Sep 2013 Journal
Letter from Israel
A white card with black lettering fell out of a book as I took it down from its shelf. It turned out to be an invitation sent in 1963 to members of the Society for Jewish Study and the B’nai B’rith Leo Baeck (London) Lodges to attend a lecture by Dr David Patterson on ‘Conflict and Crisis in Modern Hebrew Literature’.
Immediately, I was taken back to those far-off times when I was still living in London under my parents’ roof and one of my late father’s ‘evening jobs’ was to serve as the secretary of the Society for Jewish Study.

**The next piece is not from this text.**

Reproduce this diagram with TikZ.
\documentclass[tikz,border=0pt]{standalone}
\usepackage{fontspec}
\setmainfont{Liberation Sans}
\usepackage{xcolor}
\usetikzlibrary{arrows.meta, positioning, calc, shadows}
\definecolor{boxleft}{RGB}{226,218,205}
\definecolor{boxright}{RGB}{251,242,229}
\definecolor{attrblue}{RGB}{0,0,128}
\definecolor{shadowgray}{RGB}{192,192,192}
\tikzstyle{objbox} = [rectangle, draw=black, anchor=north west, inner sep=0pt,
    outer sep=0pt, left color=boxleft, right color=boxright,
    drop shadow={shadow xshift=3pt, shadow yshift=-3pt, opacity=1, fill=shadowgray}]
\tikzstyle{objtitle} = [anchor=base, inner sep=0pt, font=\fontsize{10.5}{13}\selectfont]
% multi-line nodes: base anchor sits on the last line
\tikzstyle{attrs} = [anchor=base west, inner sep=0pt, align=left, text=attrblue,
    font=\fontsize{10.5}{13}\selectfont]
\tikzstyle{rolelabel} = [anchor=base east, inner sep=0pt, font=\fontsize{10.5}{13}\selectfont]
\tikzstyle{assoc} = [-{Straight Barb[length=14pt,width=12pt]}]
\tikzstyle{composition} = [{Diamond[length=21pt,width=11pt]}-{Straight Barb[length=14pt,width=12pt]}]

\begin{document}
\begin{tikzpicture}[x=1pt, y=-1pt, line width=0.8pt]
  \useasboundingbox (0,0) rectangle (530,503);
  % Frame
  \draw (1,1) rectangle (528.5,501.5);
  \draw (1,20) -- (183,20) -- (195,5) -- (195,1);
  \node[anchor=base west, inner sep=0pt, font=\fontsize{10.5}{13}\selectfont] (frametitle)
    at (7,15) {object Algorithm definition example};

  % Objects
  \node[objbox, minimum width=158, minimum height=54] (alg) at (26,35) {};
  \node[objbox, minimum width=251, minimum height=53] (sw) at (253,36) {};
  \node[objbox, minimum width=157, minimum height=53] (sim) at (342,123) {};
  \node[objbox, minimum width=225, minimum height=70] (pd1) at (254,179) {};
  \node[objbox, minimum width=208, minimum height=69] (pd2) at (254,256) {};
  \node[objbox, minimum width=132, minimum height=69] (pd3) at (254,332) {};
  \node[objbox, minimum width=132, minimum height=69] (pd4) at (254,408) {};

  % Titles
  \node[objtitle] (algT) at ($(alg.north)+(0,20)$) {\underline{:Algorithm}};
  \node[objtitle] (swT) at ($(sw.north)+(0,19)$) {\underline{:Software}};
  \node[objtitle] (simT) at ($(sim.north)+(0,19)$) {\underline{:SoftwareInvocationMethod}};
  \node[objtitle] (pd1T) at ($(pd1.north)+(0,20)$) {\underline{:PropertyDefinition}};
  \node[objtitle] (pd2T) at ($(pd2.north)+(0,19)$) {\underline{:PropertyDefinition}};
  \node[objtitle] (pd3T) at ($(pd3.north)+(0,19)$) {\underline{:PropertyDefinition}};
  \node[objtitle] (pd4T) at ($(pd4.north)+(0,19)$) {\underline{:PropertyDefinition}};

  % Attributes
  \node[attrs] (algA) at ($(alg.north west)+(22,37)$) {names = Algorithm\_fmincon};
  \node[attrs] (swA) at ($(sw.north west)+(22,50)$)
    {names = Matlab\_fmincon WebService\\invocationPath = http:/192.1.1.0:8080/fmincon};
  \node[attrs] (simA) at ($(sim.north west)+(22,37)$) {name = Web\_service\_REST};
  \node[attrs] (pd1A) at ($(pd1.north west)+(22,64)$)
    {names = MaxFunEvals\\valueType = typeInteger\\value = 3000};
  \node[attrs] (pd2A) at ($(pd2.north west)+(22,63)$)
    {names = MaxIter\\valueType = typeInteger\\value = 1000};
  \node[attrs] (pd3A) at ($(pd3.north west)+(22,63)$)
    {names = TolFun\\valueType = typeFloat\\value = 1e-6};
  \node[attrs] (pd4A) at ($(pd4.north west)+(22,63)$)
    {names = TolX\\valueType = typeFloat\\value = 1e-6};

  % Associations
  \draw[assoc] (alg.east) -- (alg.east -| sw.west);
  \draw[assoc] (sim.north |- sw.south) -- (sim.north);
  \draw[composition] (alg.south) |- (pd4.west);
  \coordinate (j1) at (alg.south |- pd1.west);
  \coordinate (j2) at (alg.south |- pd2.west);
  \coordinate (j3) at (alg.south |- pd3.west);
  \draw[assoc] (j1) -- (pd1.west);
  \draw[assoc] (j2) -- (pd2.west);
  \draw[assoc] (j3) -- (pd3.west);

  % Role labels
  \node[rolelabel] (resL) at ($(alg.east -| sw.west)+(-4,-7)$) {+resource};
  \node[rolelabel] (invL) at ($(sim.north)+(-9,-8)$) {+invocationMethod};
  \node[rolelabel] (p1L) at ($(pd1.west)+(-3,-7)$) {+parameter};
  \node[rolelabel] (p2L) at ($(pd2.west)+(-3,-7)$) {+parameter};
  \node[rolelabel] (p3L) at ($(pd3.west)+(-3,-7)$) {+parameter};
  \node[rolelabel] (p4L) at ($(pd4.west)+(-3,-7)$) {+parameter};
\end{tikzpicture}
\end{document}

From where I’m sitting today, the topic of the lecture sounds fascinating but I’m afraid that at the time I wasn’t particularly interested in those esoteric subjects. I do recollect, though, that my father enjoyed fulfilling his duty of attending those lectures, whereby he managed to broaden his education, which had been curtailed in Nazi Germany. He organised the monthly lectures, booked the hall and had the invitations printed. He even enlisted my sisters, our mother and myself to help him when it came to putting the cards into the envelopes on which he had typed the addresses.
Curiosity led me to turn to the internet to see whether the Society for Jewish Study still existed. To my delight it’s still going strong, with a varied programme of lectures, many of them of quite some relevance to people like myself – British expatriates living in Israel. As its website, http://www.sjslondon.org.uk, proclaims, ‘The Society for Jewish Study brings before the public the results and insights of academic research into Jewish religion, literature, history and the arts.’
Amidst the learned lectures about such subjects as ‘Musical Instruments in the Bible’, ‘Secret Jews and the Inquisition’ and ‘Academic Study of Jewish Law with Reference to the Agunah Problem’, my curiosity was aroused by the subject of Dr Alan Mendoza’s lecture (given in December 2012) entitled ‘Understanding Delegitimisation: The War Against Israel in Contemporary Britain’.
In the summary of his lecture, Dr Mendoza wrote: ‘Israel is a liberal, democratic and economically productive country, with award-winning high-tech and technological innovation the effects of which are seen around the world. Yet in 2012 Britain, calls for its boycott and international isolation have never been stronger, with Israel’s standing under assault in academic, trade union, political, cultural and media circles. This has not occurred by accident – a long-term campaign has been waged against Israel by political activists, with dangerous consequences for both Britain and Israel.’
I couldn’t have put it better myself!
The summary ended with the lecturer’s promise to explain the context of the delegitimisation movement and how it could be turned back. I wish I could have been there and I hope that large numbers of people turned out to attend. It seems to me that the Jewish community in England would do well to invite Dr Mendoza to repeat that lecture at venues throughout England and even abroad.
The version of Israel that is portrayed by the media in England tends to be skewed, probably because of the British predilection for supporting the ‘underdog’, in this case the Palestinians. Irrespective of whatever solution is eventually reached, the situation is not a straightforward black-and-white one, with the good guys on one side and the bad guys on the other, as the over-simplified version that is fed to the British public would seem to suggest.
In view of recent events in the neighbouring countries of the region in which Israel is located, not to mention the history of the Jewish people, I think it advisable that a combination of pragmatic and existential considerations be allowed to be paramount when it comes to formulating and implementing policies. I just wish the British public and media could see it that way.